▸ **WHAT YOU HAVE TO DO**: Without the images, output each record below as it stands.

▸ **Data records**:
** Start **

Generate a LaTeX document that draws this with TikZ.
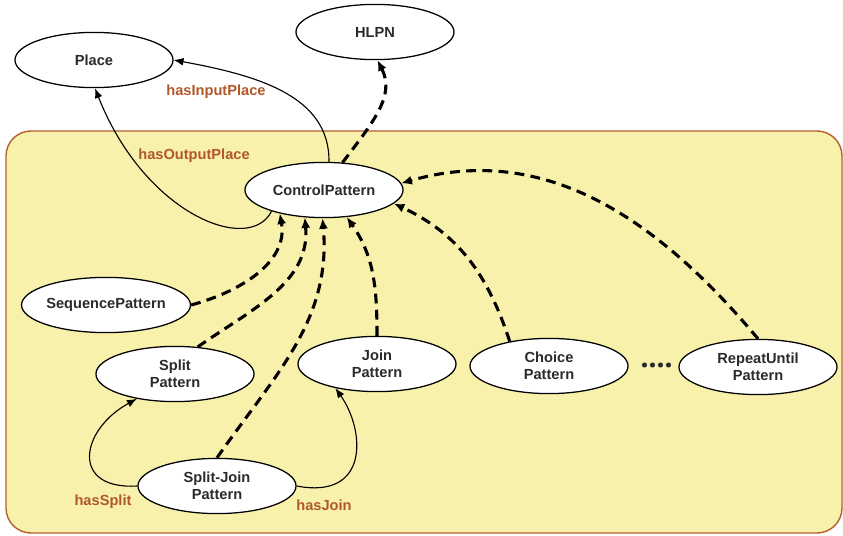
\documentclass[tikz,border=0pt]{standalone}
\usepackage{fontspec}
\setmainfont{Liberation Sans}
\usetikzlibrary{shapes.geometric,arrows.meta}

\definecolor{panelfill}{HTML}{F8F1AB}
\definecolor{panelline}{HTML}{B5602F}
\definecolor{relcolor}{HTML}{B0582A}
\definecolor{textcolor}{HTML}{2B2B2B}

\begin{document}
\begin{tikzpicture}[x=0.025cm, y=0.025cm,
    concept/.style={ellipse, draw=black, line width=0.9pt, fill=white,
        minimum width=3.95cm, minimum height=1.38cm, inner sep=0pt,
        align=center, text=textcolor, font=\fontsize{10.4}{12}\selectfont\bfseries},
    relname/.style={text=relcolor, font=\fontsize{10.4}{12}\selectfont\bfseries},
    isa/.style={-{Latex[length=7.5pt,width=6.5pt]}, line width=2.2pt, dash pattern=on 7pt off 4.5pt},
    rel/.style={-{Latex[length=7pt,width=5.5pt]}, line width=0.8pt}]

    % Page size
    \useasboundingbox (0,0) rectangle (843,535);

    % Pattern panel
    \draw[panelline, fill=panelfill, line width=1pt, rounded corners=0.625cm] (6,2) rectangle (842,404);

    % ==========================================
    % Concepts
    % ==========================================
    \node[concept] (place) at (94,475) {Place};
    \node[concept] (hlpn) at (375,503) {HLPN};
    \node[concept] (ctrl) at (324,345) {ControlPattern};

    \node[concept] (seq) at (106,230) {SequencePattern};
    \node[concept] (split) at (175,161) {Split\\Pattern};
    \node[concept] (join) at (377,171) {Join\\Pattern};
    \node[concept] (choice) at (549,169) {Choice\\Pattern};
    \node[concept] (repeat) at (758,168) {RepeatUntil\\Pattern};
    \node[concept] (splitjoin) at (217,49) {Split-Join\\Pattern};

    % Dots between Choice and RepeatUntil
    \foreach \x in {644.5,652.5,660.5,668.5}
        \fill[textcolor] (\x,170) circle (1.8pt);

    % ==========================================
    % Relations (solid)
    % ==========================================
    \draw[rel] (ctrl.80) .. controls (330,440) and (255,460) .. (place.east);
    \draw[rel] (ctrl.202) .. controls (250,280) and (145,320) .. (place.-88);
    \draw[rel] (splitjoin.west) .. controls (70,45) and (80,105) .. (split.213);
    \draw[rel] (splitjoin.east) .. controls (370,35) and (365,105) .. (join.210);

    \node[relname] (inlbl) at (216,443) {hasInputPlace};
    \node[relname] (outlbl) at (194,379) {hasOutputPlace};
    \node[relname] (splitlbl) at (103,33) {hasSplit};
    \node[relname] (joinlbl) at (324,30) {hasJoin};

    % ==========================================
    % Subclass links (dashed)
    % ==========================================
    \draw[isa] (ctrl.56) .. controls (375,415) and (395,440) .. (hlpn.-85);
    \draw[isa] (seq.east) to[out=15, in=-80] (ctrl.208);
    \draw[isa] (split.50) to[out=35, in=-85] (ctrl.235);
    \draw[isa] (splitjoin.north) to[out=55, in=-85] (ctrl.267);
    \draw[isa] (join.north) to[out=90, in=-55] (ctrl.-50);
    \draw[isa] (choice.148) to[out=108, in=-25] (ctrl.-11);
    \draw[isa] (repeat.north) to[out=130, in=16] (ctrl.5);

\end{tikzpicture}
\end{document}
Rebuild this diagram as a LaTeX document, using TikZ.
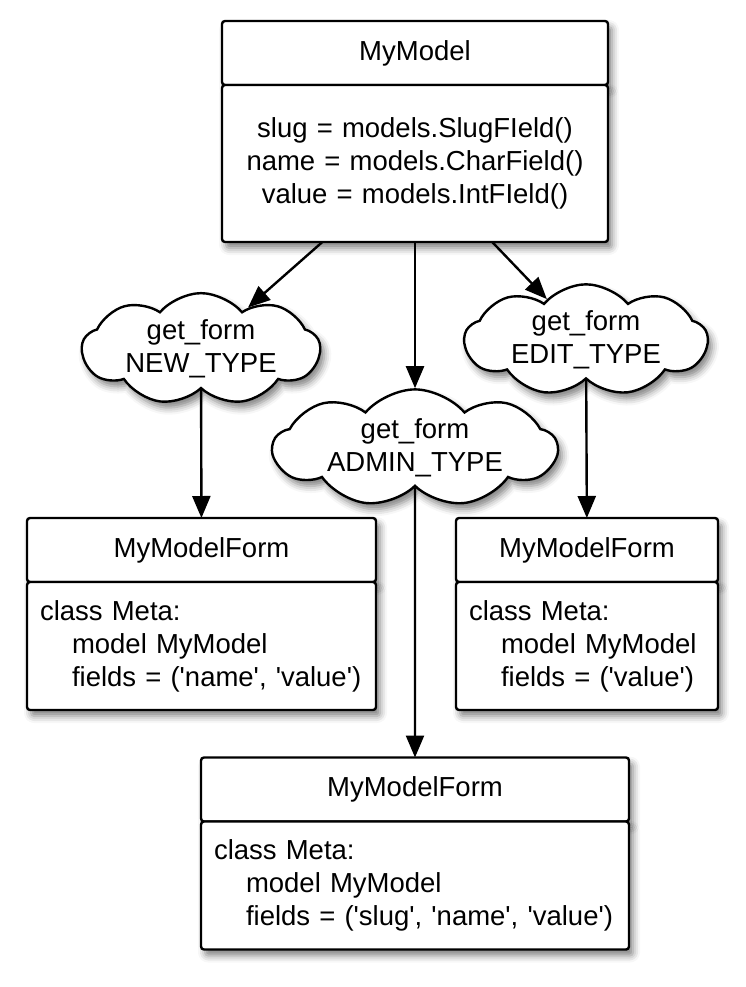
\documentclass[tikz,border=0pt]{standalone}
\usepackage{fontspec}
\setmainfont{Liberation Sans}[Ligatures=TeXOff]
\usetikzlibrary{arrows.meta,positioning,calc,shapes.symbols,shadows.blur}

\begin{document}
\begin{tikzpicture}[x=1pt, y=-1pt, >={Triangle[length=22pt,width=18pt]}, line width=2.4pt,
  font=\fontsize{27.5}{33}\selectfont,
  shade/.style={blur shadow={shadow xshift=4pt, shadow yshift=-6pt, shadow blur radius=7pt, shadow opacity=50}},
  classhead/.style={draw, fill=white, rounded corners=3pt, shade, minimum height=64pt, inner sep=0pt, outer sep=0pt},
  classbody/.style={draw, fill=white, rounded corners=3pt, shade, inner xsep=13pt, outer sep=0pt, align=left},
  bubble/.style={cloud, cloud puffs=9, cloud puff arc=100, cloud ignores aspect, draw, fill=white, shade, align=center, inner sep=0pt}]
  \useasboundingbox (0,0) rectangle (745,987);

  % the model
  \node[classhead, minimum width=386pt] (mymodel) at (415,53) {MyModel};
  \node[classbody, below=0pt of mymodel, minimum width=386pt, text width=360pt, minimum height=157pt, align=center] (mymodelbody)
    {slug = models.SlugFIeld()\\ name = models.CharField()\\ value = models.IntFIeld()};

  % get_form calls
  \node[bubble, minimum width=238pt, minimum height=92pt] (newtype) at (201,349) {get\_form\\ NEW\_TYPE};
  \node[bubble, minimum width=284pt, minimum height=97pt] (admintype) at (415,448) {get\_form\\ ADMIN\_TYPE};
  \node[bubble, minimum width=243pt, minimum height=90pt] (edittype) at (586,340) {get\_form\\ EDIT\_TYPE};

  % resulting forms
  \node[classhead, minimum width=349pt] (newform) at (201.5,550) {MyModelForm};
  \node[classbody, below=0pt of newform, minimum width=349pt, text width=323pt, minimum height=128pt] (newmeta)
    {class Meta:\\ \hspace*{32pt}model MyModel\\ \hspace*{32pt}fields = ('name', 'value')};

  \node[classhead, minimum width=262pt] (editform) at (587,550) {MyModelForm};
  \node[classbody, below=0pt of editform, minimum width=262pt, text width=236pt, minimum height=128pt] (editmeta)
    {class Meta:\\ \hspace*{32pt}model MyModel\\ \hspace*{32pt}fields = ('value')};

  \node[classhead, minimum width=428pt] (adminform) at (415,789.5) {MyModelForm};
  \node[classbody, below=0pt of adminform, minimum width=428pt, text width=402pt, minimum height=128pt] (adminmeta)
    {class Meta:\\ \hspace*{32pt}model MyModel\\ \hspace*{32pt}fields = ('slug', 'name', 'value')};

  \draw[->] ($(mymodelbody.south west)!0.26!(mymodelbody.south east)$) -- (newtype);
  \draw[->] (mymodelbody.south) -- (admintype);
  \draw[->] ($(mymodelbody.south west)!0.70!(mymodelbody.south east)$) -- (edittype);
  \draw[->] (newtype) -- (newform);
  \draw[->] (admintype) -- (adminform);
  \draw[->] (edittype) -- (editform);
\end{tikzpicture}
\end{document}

** End **

▸ **RESPONSE**:
Generate a LaTeX document that draws this with TikZ.
\documentclass[tikz,border=0pt]{standalone}
\usepackage{fontspec}
\setmainfont{Liberation Sans}
\usetikzlibrary{shapes.geometric,arrows.meta}

\definecolor{panelfill}{HTML}{F8F1AB}
\definecolor{panelline}{HTML}{B5602F}
\definecolor{relcolor}{HTML}{B0582A}
\definecolor{textcolor}{HTML}{2B2B2B}

\begin{document}
\begin{tikzpicture}[x=0.025cm, y=0.025cm,
    concept/.style={ellipse, draw=black, line width=0.9pt, fill=white,
        minimum width=3.95cm, minimum height=1.38cm, inner sep=0pt,
        align=center, text=textcolor, font=\fontsize{10.4}{12}\selectfont\bfseries},
    relname/.style={text=relcolor, font=\fontsize{10.4}{12}\selectfont\bfseries},
    isa/.style={-{Latex[length=7.5pt,width=6.5pt]}, line width=2.2pt, dash pattern=on 7pt off 4.5pt},
    rel/.style={-{Latex[length=7pt,width=5.5pt]}, line width=0.8pt}]

    % Page size
    \useasboundingbox (0,0) rectangle (843,535);

    % Pattern panel
    \draw[panelline, fill=panelfill, line width=1pt, rounded corners=0.625cm] (6,2) rectangle (842,404);

    % ==========================================
    % Concepts
    % ==========================================
    \node[concept] (place) at (94,475) {Place};
    \node[concept] (hlpn) at (375,503) {HLPN};
    \node[concept] (ctrl) at (324,345) {ControlPattern};

    \node[concept] (seq) at (106,230) {SequencePattern};
    \node[concept] (split) at (175,161) {Split\\Pattern};
    \node[concept] (join) at (377,171) {Join\\Pattern};
    \node[concept] (choice) at (549,169) {Choice\\Pattern};
    \node[concept] (repeat) at (758,168) {RepeatUntil\\Pattern};
    \node[concept] (splitjoin) at (217,49) {Split-Join\\Pattern};

    % Dots between Choice and RepeatUntil
    \foreach \x in {644.5,652.5,660.5,668.5}
        \fill[textcolor] (\x,170) circle (1.8pt);

    % ==========================================
    % Relations (solid)
    % ==========================================
    \draw[rel] (ctrl.80) .. controls (330,440) and (255,460) .. (place.east);
    \draw[rel] (ctrl.202) .. controls (250,280) and (145,320) .. (place.-88);
    \draw[rel] (splitjoin.west) .. controls (70,45) and (80,105) .. (split.213);
    \draw[rel] (splitjoin.east) .. controls (370,35) and (365,105) .. (join.210);

    \node[relname] (inlbl) at (216,443) {hasInputPlace};
    \node[relname] (outlbl) at (194,379) {hasOutputPlace};
    \node[relname] (splitlbl) at (103,33) {hasSplit};
    \node[relname] (joinlbl) at (324,30) {hasJoin};

    % ==========================================
    % Subclass links (dashed)
    % ==========================================
    \draw[isa] (ctrl.56) .. controls (375,415) and (395,440) .. (hlpn.-85);
    \draw[isa] (seq.east) to[out=15, in=-80] (ctrl.208);
    \draw[isa] (split.50) to[out=35, in=-85] (ctrl.235);
    \draw[isa] (splitjoin.north) to[out=55, in=-85] (ctrl.267);
    \draw[isa] (join.north) to[out=90, in=-55] (ctrl.-50);
    \draw[isa] (choice.148) to[out=108, in=-25] (ctrl.-11);
    \draw[isa] (repeat.north) to[out=130, in=16] (ctrl.5);

\end{tikzpicture}
\end{document}
Rebuild this diagram as a LaTeX document, using TikZ.
\documentclass[tikz,border=0pt]{standalone}
\usepackage{fontspec}
\setmainfont{Liberation Sans}[Ligatures=TeXOff]
\usetikzlibrary{arrows.meta,positioning,calc,shapes.symbols,shadows.blur}

\begin{document}
\begin{tikzpicture}[x=1pt, y=-1pt, >={Triangle[length=22pt,width=18pt]}, line width=2.4pt,
  font=\fontsize{27.5}{33}\selectfont,
  shade/.style={blur shadow={shadow xshift=4pt, shadow yshift=-6pt, shadow blur radius=7pt, shadow opacity=50}},
  classhead/.style={draw, fill=white, rounded corners=3pt, shade, minimum height=64pt, inner sep=0pt, outer sep=0pt},
  classbody/.style={draw, fill=white, rounded corners=3pt, shade, inner xsep=13pt, outer sep=0pt, align=left},
  bubble/.style={cloud, cloud puffs=9, cloud puff arc=100, cloud ignores aspect, draw, fill=white, shade, align=center, inner sep=0pt}]
  \useasboundingbox (0,0) rectangle (745,987);

  % the model
  \node[classhead, minimum width=386pt] (mymodel) at (415,53) {MyModel};
  \node[classbody, below=0pt of mymodel, minimum width=386pt, text width=360pt, minimum height=157pt, align=center] (mymodelbody)
    {slug = models.SlugFIeld()\\ name = models.CharField()\\ value = models.IntFIeld()};

  % get_form calls
  \node[bubble, minimum width=238pt, minimum height=92pt] (newtype) at (201,349) {get\_form\\ NEW\_TYPE};
  \node[bubble, minimum width=284pt, minimum height=97pt] (admintype) at (415,448) {get\_form\\ ADMIN\_TYPE};
  \node[bubble, minimum width=243pt, minimum height=90pt] (edittype) at (586,340) {get\_form\\ EDIT\_TYPE};

  % resulting forms
  \node[classhead, minimum width=349pt] (newform) at (201.5,550) {MyModelForm};
  \node[classbody, below=0pt of newform, minimum width=349pt, text width=323pt, minimum height=128pt] (newmeta)
    {class Meta:\\ \hspace*{32pt}model MyModel\\ \hspace*{32pt}fields = ('name', 'value')};

  \node[classhead, minimum width=262pt] (editform) at (587,550) {MyModelForm};
  \node[classbody, below=0pt of editform, minimum width=262pt, text width=236pt, minimum height=128pt] (editmeta)
    {class Meta:\\ \hspace*{32pt}model MyModel\\ \hspace*{32pt}fields = ('value')};

  \node[classhead, minimum width=428pt] (adminform) at (415,789.5) {MyModelForm};
  \node[classbody, below=0pt of adminform, minimum width=428pt, text width=402pt, minimum height=128pt] (adminmeta)
    {class Meta:\\ \hspace*{32pt}model MyModel\\ \hspace*{32pt}fields = ('slug', 'name', 'value')};

  \draw[->] ($(mymodelbody.south west)!0.26!(mymodelbody.south east)$) -- (newtype);
  \draw[->] (mymodelbody.south) -- (admintype);
  \draw[->] ($(mymodelbody.south west)!0.70!(mymodelbody.south east)$) -- (edittype);
  \draw[->] (newtype) -- (newform);
  \draw[->] (admintype) -- (adminform);
  \draw[->] (edittype) -- (editform);
\end{tikzpicture}
\end{document}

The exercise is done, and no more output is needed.